At the corporate level, it is usually in the best interest of a company to look for a credit rating agency to rate their debt. Creditor is a person or company to whom money is owed, the term derives from the notion of credit (Blum, 2006). Credit ratings are an important tool for borrowers to gain access to loans and debt. They have also been used to determine the reputation and trustworthiness of a company. Investors often base part of their decision to buy bonds, or even the stock on the credit rating of the company's debt. Credit rating agencies that provide companies with good credit can only enhance their ability to borrow from future creditors. However a negative rating, possibly as a result from experience with a previous creditor can often minimize or worsen a companies' chance of obtaining credit in the future. It can also be a difficult process to get negative information off of a credit report.
Stakeholders are vital to the performance of any company; however each has its own goals and objective for an interest in the business. Corporate governance is a system for optimising the contribution of a number of stakeholders to a purpose which they are persuaded to share (Davies, 2006). Companies have to achieve a balance to satisfy all stakeholders whilst obtaining the organisations goals. The Organisation for Economic Co-operation and Development (2011) states that the corporate governance framework should recognise the rights of stakeholders as established by law and encourage active co-operation between corporations and stakeholders in creating wealth, jobs, and the sustainability of financially sound enterprise.
Regulatory bodies in corporate governance are public authorities that are responsible for exercising independent authority over corporate institutions, aiming to maintain the integrity of the financial system. In the UK the main regulatory bodies relating to corporate governance are the Financial Reporting Council and the Financial Services Authority (FSA). As independent advocates they aim to actively promote confidence in corporate reporting and governance. With strong beliefs of their roles and responsibilities affecting effectiveness, the regulatory bodies regulate most financial services markets, exchanges and firms (Financial Services Authority, 2011) as well as oversee the regulatory activities of the professional accountancy bodies. There are other regulatory bodies in the UK for example the Office of Fair Trading and the Financial Ombudsman Service that significantly contribute to corporate governance.
The roles of the main regulatory bodies contribute greatly to corporate governance in the UK by increasing market confidence, establishing financial stability and consumer protection and attempting to reduce financial crime (Financial Services Authority, 2011). Regulatory bodies also enforce corporate governance codes such as the Revised UK Combined Code (2008) that set out standards of good practice in relation to board leadership and effectiveness, remuneration, accountability and relations with shareholders (Financial Reporting Council, 2011). In doing so the regulatory bodies publishes a series of guidance notes to assist companies in applying the principles of the UK Corporate Governance Code.

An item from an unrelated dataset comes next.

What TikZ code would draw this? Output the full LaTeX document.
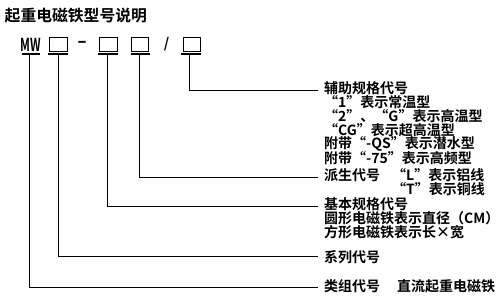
\documentclass[tikz,border=0pt]{standalone}
\usepackage{fontspec}
\setmainfont{Noto Sans CJK SC}[BoldFont={* Bold}]
\newcommand{\ql}{\makebox[1em][r]{“}}
\newcommand{\qr}{\makebox[1em][l]{”}}
\begin{document}
\begin{tikzpicture}[x=1pt,y=-1pt,
  lbl/.style={anchor=west,inner sep=0pt,font=\fontsize{14}{14}\selectfont\bfseries},
  box/.style={draw,line width=1pt},
  uline/.style={line width=1.2pt},
  conn/.style={line width=1pt}]
\useasboundingbox (0,0) rectangle (500,300);
% title
\node[anchor=west,inner sep=0pt,font=\fontsize{15.8}{16}\selectfont\bfseries] (title) at (4.5,15.5) {起重电磁铁型号说明};
% model code row
\node[inner sep=0pt,font=\fontsize{17}{17}\selectfont\bfseries] (mw) at (30.8,45.3) {\scalebox{0.68}[1.05]{MW}};
\node[box,minimum width=18pt,minimum height=14pt,inner sep=0pt] (b1) at (58,44) {};
\node[inner sep=0pt,font=\fontsize{18}{18}\selectfont\bfseries] (dash) at (82,44) {\scalebox{1.5}[1]{-}};
\node[box,minimum width=18pt,minimum height=14pt,inner sep=0pt] (b2) at (108,44) {};
\node[box,minimum width=17pt,minimum height=14pt,inner sep=0pt] (b3) at (140,44) {};
\node[inner sep=0pt,font=\fontsize{14}{14}\selectfont\bfseries] (slash) at (166.5,44) {/};
\node[box,minimum width=17pt,minimum height=14pt,inner sep=0pt] (b4) at (191.5,44) {};
% underlines
\draw[uline] (21.5,54) -- (40,54);
\draw[uline] (48,54) -- (68,54);
\draw[uline] (98,54) -- (117.5,54);
\draw[uline] (131,54) -- (150,54);
\draw[uline] (181,54) -- (201,54);
\coordinate (u0) at (29.3,54.6);
\coordinate (u1) at (58.3,54.6);
\coordinate (u2) at (107.3,54.6);
\coordinate (u3) at (139.3,54.6);
\coordinate (u4) at (189.8,54.6);
% right texts
\node[lbl] (t4a) at (324,88) {辅助规格代号};
\node[lbl] (t4b) at (324,102) {\ql 1\qr 表示常温型};
\node[lbl] (t4c) at (324,116) {\ql 2\qr 、\ql G\qr 表示高温型};
\node[lbl] (t4d) at (324,130) {\ql CG\qr 表示超高温型};
\node[lbl] (t4e) at (324,144) {附带\ql -QS\qr 表示潜水型};
\node[lbl] (t4f) at (324,158) {附带\ql -75\qr 表示高频型};
\node[lbl] (t3a) at (324,175) {派生代号};
\node[lbl] (t3b) at (392,175) {\ql L\qr 表示铝线};
\node[lbl] (t3c) at (392,189) {\ql T\qr 表示铜线};
\node[lbl] (t2a) at (324,204) {基本规格代号};
\node[lbl] (t2b) at (324,218) {圆形电磁铁表示直径（CM）};
\node[lbl] (t2c) at (324,232) {方形电磁铁表示长×宽};
\node[lbl] (t1a) at (324,257) {系列代号};
\node[lbl] (t0a) at (324,286) {类组代号};
\node[lbl] (t0b) at (397,286) {直流起重电磁铁};
% connector ends
\coordinate (e4) at (318,90.5);
\coordinate (e3) at (318,177.3);
\coordinate (e2) at (318,206);
\coordinate (e1) at (318,256.5);
\coordinate (e0) at (318,287.3);
\draw[conn] (u4) |- (e4);
\draw[conn] (u3) |- (e3);
\draw[conn] (u2) |- (e2);
\draw[conn] (u1) |- (e1);
\draw[conn] (u0) |- (e0);
\end{tikzpicture}
\end{document}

Regulatory bodies have often been criticised. They have often been regarded as reactive rather than proactive, with particular focus on the perceived lack of action in many cases in addition to question being raised about the number of staff and their competence (Friedrichs, 2009). The Economist (2005) stated that FSA's procedures are flawed; regulator cannot use flawed procedures without destroying its effectiveness. Similarly, the FSA relies on continuous monitoring of financial-services companies to keep it informed and allow it to issue warnings when necessary. If the monitoring is poorly constructed, then the FSA will find itself struggling. The FSA has also failed intellectually by focusing too much on processes and procedures rather than looking at the bigger economic picture. These regulatory bodies increasingly rely on computers to uncover illegal activities (Friedrichs, 2009) but the use of computers raises concerns about excessive intrusion and invasion of privacy. In general regulatory bodies have been criticised for its supposedly weak enforcement program.
The combination of legal framework, regulations and guidelines for companies, provided by the corporate governance codes and administered through the main regulatory bodies in the UK are a means of engendering public confidence in companies (Mead, Sagar & Bampton, 2009). Regulatory bodies are necessary in enforcing regulation requirements in the corporate world. By doing so, they provide a system that ensure companies are complying with corporate governance.

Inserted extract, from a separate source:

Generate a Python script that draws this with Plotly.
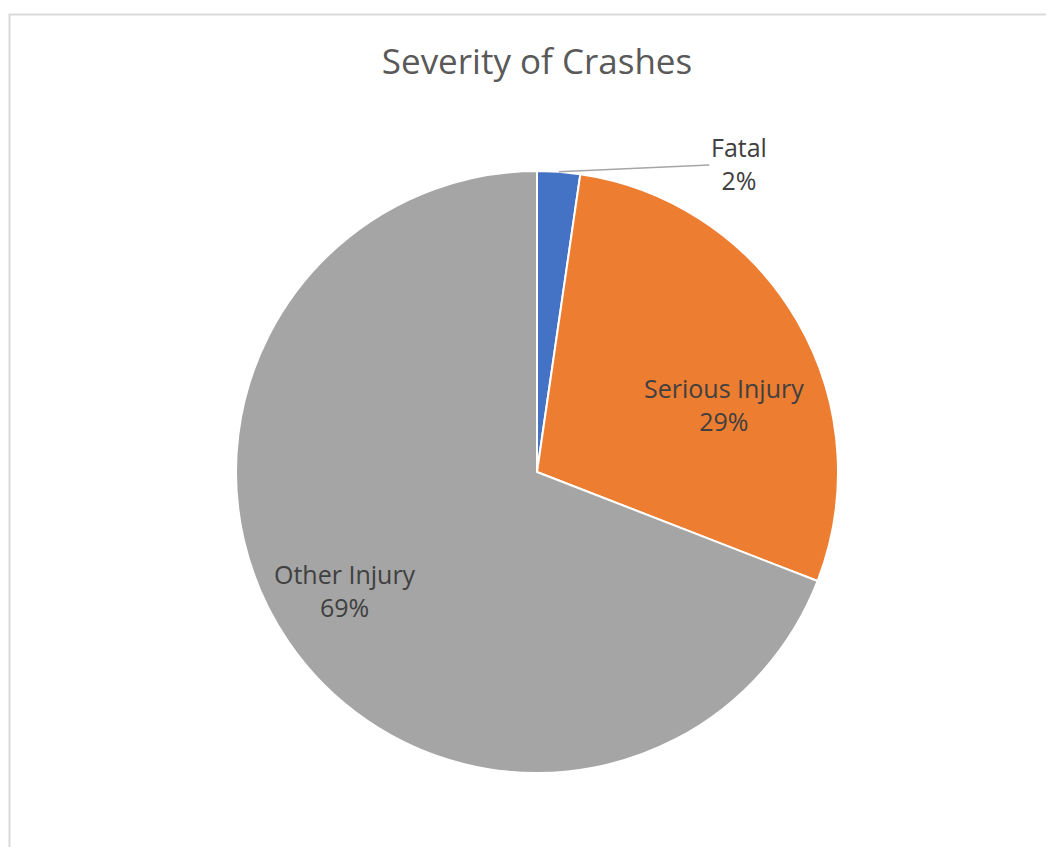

At the core of good corporate governance are the pillars of transparency and disclosure (Mallin, 2006). Transparency has become a popular term amongst organisational leaders and stakeholders (Garsten & De Montoya, 2008). The term refers to organisations that are open and candid with information. An authentic, transparent organisation intentionally discloses information beyond the board room with members and non-members alike. Despite its desire for stakeholders' trust, every association has information, or history it doesn't want accessed by competitors or perhaps publicised to all members. But in this day and age greater organisational transparency and disclosure is rapidly becoming a requirement for associations and effective way of complying with corporate governance.

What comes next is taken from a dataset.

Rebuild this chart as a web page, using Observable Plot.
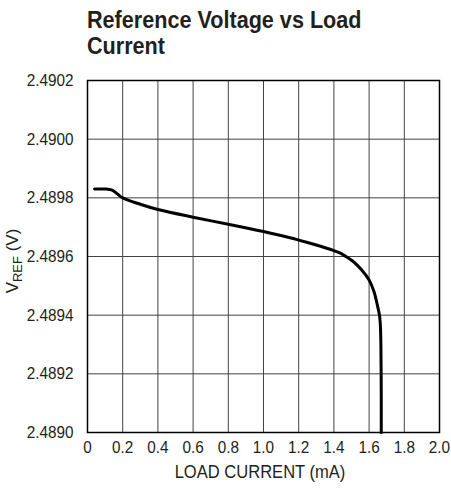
<!DOCTYPE html>
<html>
<head>
<meta charset="utf-8">
<script src="https://cdn.jsdelivr.net/npm/d3@7"></script>
<script src="https://cdn.jsdelivr.net/npm/@observablehq/plot@0.6"></script>
<style>
  body { margin: 0; background: #fff; width: 451px; height: 491px; overflow: hidden; }
  #title { font-family: "Liberation Sans", sans-serif; font-weight: bold; font-size: 24px; line-height: 26px; color: #231f20; padding: 7px 0 0 87px; height: 55px; box-sizing: content-box; }
  #title span { display: inline-block; transform: scaleX(0.9); transform-origin: left top; white-space: nowrap; }
  svg { display: block; }
</style>
</head>
<body>
<div id="title"><span>Reference Voltage vs Load<br>Current</span></div>
<div id="chart"></div>
<script>
const loadCurrent = [0.04, 0.10, 0.14, 0.17, 0.20, 0.30, 0.40, 0.60, 0.80, 1.00, 1.15, 1.20, 1.30, 1.35, 1.40, 1.43, 1.455, 1.51, 1.558, 1.60, 1.628, 1.647, 1.659, 1.664, 1.667, 1.669, 1.669];
const vref = [2.48983, 2.48983, 2.489826, 2.489813, 2.48980, 2.489778, 2.48976, 2.489734, 2.48971, 2.489685, 2.489664, 2.489656, 2.489639, 2.48963, 2.48962, 2.489613, 2.489605, 2.489583, 2.489554, 2.48952, 2.48948, 2.489434, 2.48940, 2.489366, 2.48930, 2.48912, 2.48900];
const xTicks = [0, 0.2, 0.4, 0.6, 0.8, 1.0, 1.2, 1.4, 1.6, 1.8, 2.0];
const xTickLabels = ["0", "0.2", "0.4", "0.6", "0.8", "1.0", "1.2", "1.4", "1.6", "1.8", "2.0"];
const yTicks = [2.4890, 2.4892, 2.4894, 2.4896, 2.4898, 2.4900, 2.4902];
const yTickLabels = ["2.4890", "2.4892", "2.4894", "2.4896", "2.4898", "2.4900", "2.4902"];

const data = loadCurrent.map((x, i) => ({x, y: vref[i]}));
const font = '"Liberation Sans", sans-serif';

const chart = Plot.plot({
  width: 451,
  height: 429,
  marginTop: 18,
  marginBottom: 59,
  marginLeft: 87,
  marginRight: 12,
  style: { fontFamily: font, fontSize: "17px", color: "#231f20", background: "#fff" },
  x: { domain: [0, 2], ticks: xTicks, tickFormat: (d, i) => xTickLabels[i], label: null },
  y: { domain: [2.4890, 2.4902], ticks: yTicks, tickFormat: (d, i) => yTickLabels[i], label: null },
  marks: [
    Plot.gridX(xTicks, { stroke: "#444", strokeOpacity: 1, strokeWidth: 1 }),
    Plot.gridY(yTicks, { stroke: "#444", strokeOpacity: 1, strokeWidth: 1 }),
    Plot.axisX(xTicks, { tickSize: 0, tickPadding: 8, tickFormat: (d, i) => xTickLabels[i], label: null }),
    Plot.axisY(yTicks, { tickSize: 0, tickPadding: 14, tickFormat: (d, i) => yTickLabels[i], label: null }),
    Plot.line(data, { x: "x", y: "y", stroke: "#000", strokeWidth: 3, curve: "catmull-rom" }),
    Plot.frame({ stroke: "#000", strokeWidth: 1.5 })
  ]
});
document.getElementById("chart").appendChild(chart);

// condense text horizontally around its anchor
function condense(el, s) {
  const x = +el.getAttribute("x") || 0;
  const y = +el.getAttribute("y") || 0;
  const t = el.getAttribute("transform") || "";
  el.setAttribute("transform", `${t} translate(${x},${y}) scale(${s},1) translate(${-x},${-y})`);
}
d3.select(chart).selectAll("text").each(function () { condense(this, 0.9); });

const svg = d3.select(chart);
const xl = svg.append("text")
  .attr("x", 260).attr("y", 416)
  .attr("text-anchor", "middle")
  .attr("font-family", font).attr("font-size", 18).attr("fill", "#231f20")
  .text("LOAD CURRENT (mA)");
condense(xl.node(), 0.92);
const yl = svg.append("text")
  .attr("transform", "translate(18,199) rotate(-90)")
  .attr("text-anchor", "middle")
  .attr("font-family", font).attr("font-size", 17).attr("fill", "#231f20");
yl.append("tspan").text("V");
yl.append("tspan").attr("font-size", 13).attr("dy", 4).text("REF");
yl.append("tspan").attr("dy", -4).text(" (V)");
</script>
</body>
</html>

Transparency and disclosure is beneficial because it encourages, honours and engages with public input by embracing access to information, participation, and decision making (Meyer, 2003), which ultimately creates a higher level of engagement within the company and instils trust among stakeholders. The benefits of transparency can have a direct impact on top line performance and cost savings, and spur competitive advantage which in turn drives the company's performance (Berggren & Bernshteyn, 2007). Increased and improved disclosure is likely to reduce agency costs as better information flows from the company to the shareholder, which in turn reduced asymmetry (Solomon, 2007). However, it does not guarantee that the right decisions will be made or that information will not be manipulated or misconstrued. Meyer (2003) states that plenty of bad decisions are being made in transparent organisations, more practically, increased transparency may require additional time and resources at all organisational levels.
The need for organisational transparency have led to more disclosure and information, benefiting market participants, lowering the cost of capital (Dallas, 2004), and providing more accurate information about the performance of executives such as the chief executive officer and chief financial officer. However within this lays the challenges of organisational transparency. There may be distortion of information as companies may not be willing to disclose areas of the business dealing with those most sacred of things such as profit, margins and cash-flow, evidently meaning that true transparency is not achieved.
Modern companies are taking steps to drive company performance through increased efficiency delivered by increased transparency. The ability to encourage a high level of unquestioning trust and true transparency requires the company mindset to be ready to execute this goal. Despite the challenges associated with transparency and disclosure, current conditions and future assumptions are driving organisations to ponder on how greater organisational transparency can be achieved (Meyer, 2003). The steps companies are taking to further achieve organisational transparency are aiming to align as nearly as possible the interests of individuals, corporations, and society (Fernando, 2009) which is said to be fundamental with effective corporate governance.